Strong Exponential Time Hypothesis states that general SAT, where clauses are not limited in length, can't be solved in time $o(2^n)$. It's proven that DPLL algorithm requires $\Omega(2^n)$ time in the worst case.
CDCL algorithms, however, use more sophisticated approaches to SAT solving, primarily by using partial assignments and skipping the ones that obviously lead to unsatisfiability, such as setting all variables in a particular clause to make the clause equal to $0$.
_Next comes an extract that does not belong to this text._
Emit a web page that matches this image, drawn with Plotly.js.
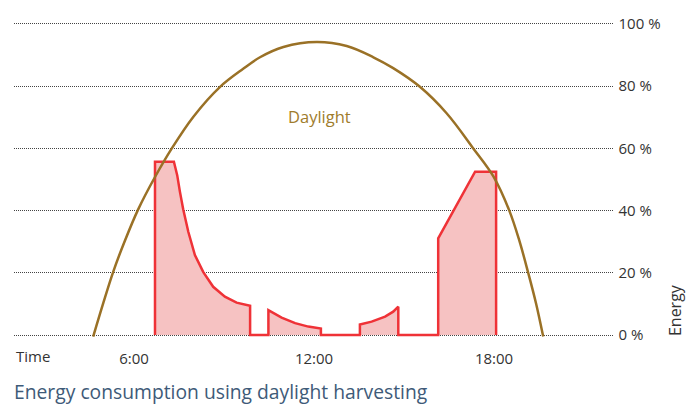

This means that on a $k$-clause the algorithm will only try $2^k-1$ out of $2^k$ partial assignments, and given that hard formulas have $\Omega(n)$ clauses*, there will be $\Omega(n)$ clauses of length $\le k$ for some $k<\log n$. Which implies that a fraction of $\Omega\Big(\big(\frac{2^k-1}{2^k}\big)^{\Omega(n)}\Big)$ of all assignments will be skipped. Potentially even more because every meaningful partial assignment shortens some clauses, except when all clauses evaluate to $1$ without assigning remaining variables.
Does that not violate SETH? And in general are there known worst case lower bounds for CDCL? Such algorithms as WalkSAT and PPSZ are known to not violate it.
*Complexity classes are defined on input sizes and SETH is defined using complexity classes.